━━━ ENTRIES PROVIDED

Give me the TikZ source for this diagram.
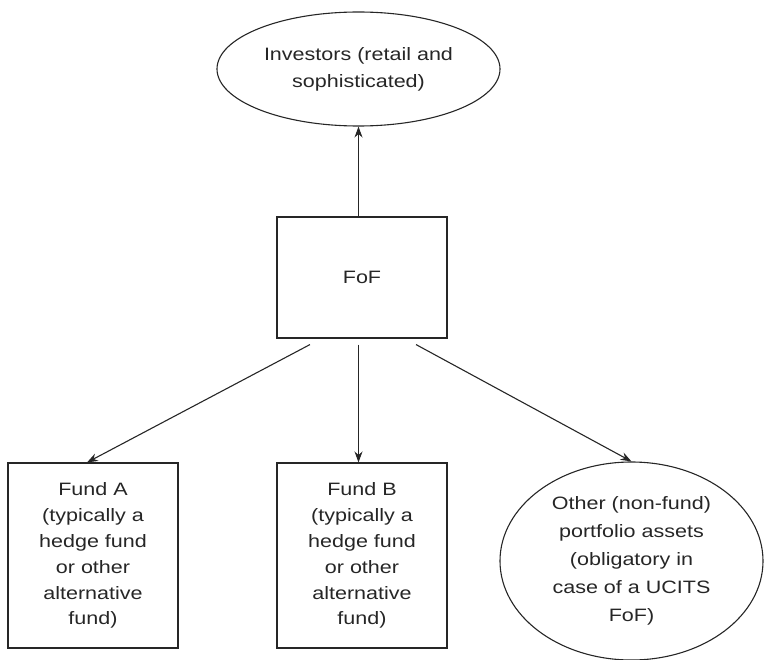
\documentclass[tikz,border=0pt]{standalone}
\usepackage{fontspec}
\setmainfont{Liberation Sans}[FakeStretch=1.2]
\usetikzlibrary{shapes.geometric,arrows.meta}
\definecolor{ink}{HTML}{262626}
\begin{document}
\begin{tikzpicture}[x=1bp,y=-1bp,
  every node/.style={text=ink,font=\fontsize{18}{26}\selectfont,align=center,inner sep=0pt},
  boxnode/.style={draw=ink,line width=1.1bp,rectangle,minimum width=170bp},
  ovalnode/.style={draw=ink,line width=1.1bp,ellipse},
  link/.style={draw=ink,line width=1.1bp,-{Stealth[length=11bp,width=8bp]}}]
  \useasboundingbox (0,0) rectangle (764,660);

  % investors on top, the fund of funds in the middle
  \node[ovalnode,minimum width=283bp,minimum height=114bp,font=\fontsize{18}{27}\selectfont] (inv) at (358.5,69)
    {Investors (retail and\\sophisticated)};
  \node[boxnode,minimum height=121bp] (fof) at (362,277.5) {FoF};

  % underlying holdings
  \node[boxnode,minimum height=185bp] (fa) at (93,555.5)
    {Fund A\\(typically a\\hedge fund\\or other\\alternative\\fund)};
  \node[boxnode,minimum height=185bp] (fb) at (362,555.5)
    {Fund B\\(typically a\\hedge fund\\or other\\alternative\\fund)};
  \node[ovalnode,minimum width=263bp,minimum height=198bp,font=\fontsize{18}{28}\selectfont] (oth) at (631.5,561)
    {Other (non-fund)\\portfolio assets\\(obligatory in\\case of a UCITS\\FoF)};

  % starting points of the outgoing links, just below the FoF box
  \coordinate (sa) at ([xshift=-52bp,yshift=-6bp]fof.south);
  \coordinate (sb) at ([xshift=-3.5bp,yshift=-6bp]fof.south);
  \coordinate (sc) at ([xshift=54bp,yshift=-6bp]fof.south);

  \draw[link] (fof.north -| inv.south) -- (inv.south);
  \draw[link] (sa) -- ([xshift=-6bp]fa.north);
  \draw[link] (sb) -- (sb |- fb.north);
  \draw[link] (sc) -- (oth.north);
\end{tikzpicture}
\end{document}
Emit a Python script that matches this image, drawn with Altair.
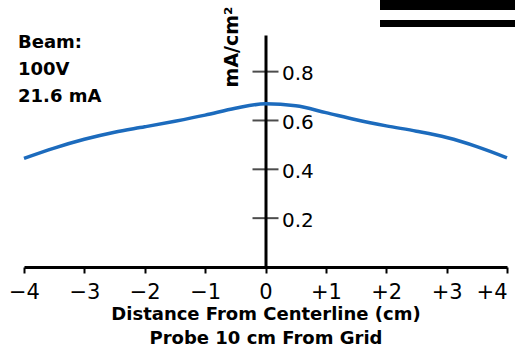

━━━━━━

WRITTEN EXERCISE. Pictures are excluded; copy every other part of the records exactly.

RESPONSE TO THIS EXERCISE.
Give me the TikZ source for this diagram.
\documentclass[tikz,border=0pt]{standalone}
\usepackage{fontspec}
\setmainfont{Liberation Sans}[FakeStretch=1.2]
\usetikzlibrary{shapes.geometric,arrows.meta}
\definecolor{ink}{HTML}{262626}
\begin{document}
\begin{tikzpicture}[x=1bp,y=-1bp,
  every node/.style={text=ink,font=\fontsize{18}{26}\selectfont,align=center,inner sep=0pt},
  boxnode/.style={draw=ink,line width=1.1bp,rectangle,minimum width=170bp},
  ovalnode/.style={draw=ink,line width=1.1bp,ellipse},
  link/.style={draw=ink,line width=1.1bp,-{Stealth[length=11bp,width=8bp]}}]
  \useasboundingbox (0,0) rectangle (764,660);

  % investors on top, the fund of funds in the middle
  \node[ovalnode,minimum width=283bp,minimum height=114bp,font=\fontsize{18}{27}\selectfont] (inv) at (358.5,69)
    {Investors (retail and\\sophisticated)};
  \node[boxnode,minimum height=121bp] (fof) at (362,277.5) {FoF};

  % underlying holdings
  \node[boxnode,minimum height=185bp] (fa) at (93,555.5)
    {Fund A\\(typically a\\hedge fund\\or other\\alternative\\fund)};
  \node[boxnode,minimum height=185bp] (fb) at (362,555.5)
    {Fund B\\(typically a\\hedge fund\\or other\\alternative\\fund)};
  \node[ovalnode,minimum width=263bp,minimum height=198bp,font=\fontsize{18}{28}\selectfont] (oth) at (631.5,561)
    {Other (non-fund)\\portfolio assets\\(obligatory in\\case of a UCITS\\FoF)};

  % starting points of the outgoing links, just below the FoF box
  \coordinate (sa) at ([xshift=-52bp,yshift=-6bp]fof.south);
  \coordinate (sb) at ([xshift=-3.5bp,yshift=-6bp]fof.south);
  \coordinate (sc) at ([xshift=54bp,yshift=-6bp]fof.south);

  \draw[link] (fof.north -| inv.south) -- (inv.south);
  \draw[link] (sa) -- ([xshift=-6bp]fa.north);
  \draw[link] (sb) -- (sb |- fb.north);
  \draw[link] (sc) -- (oth.north);
\end{tikzpicture}
\end{document}
Emit a Python script that matches this image, drawn with Altair.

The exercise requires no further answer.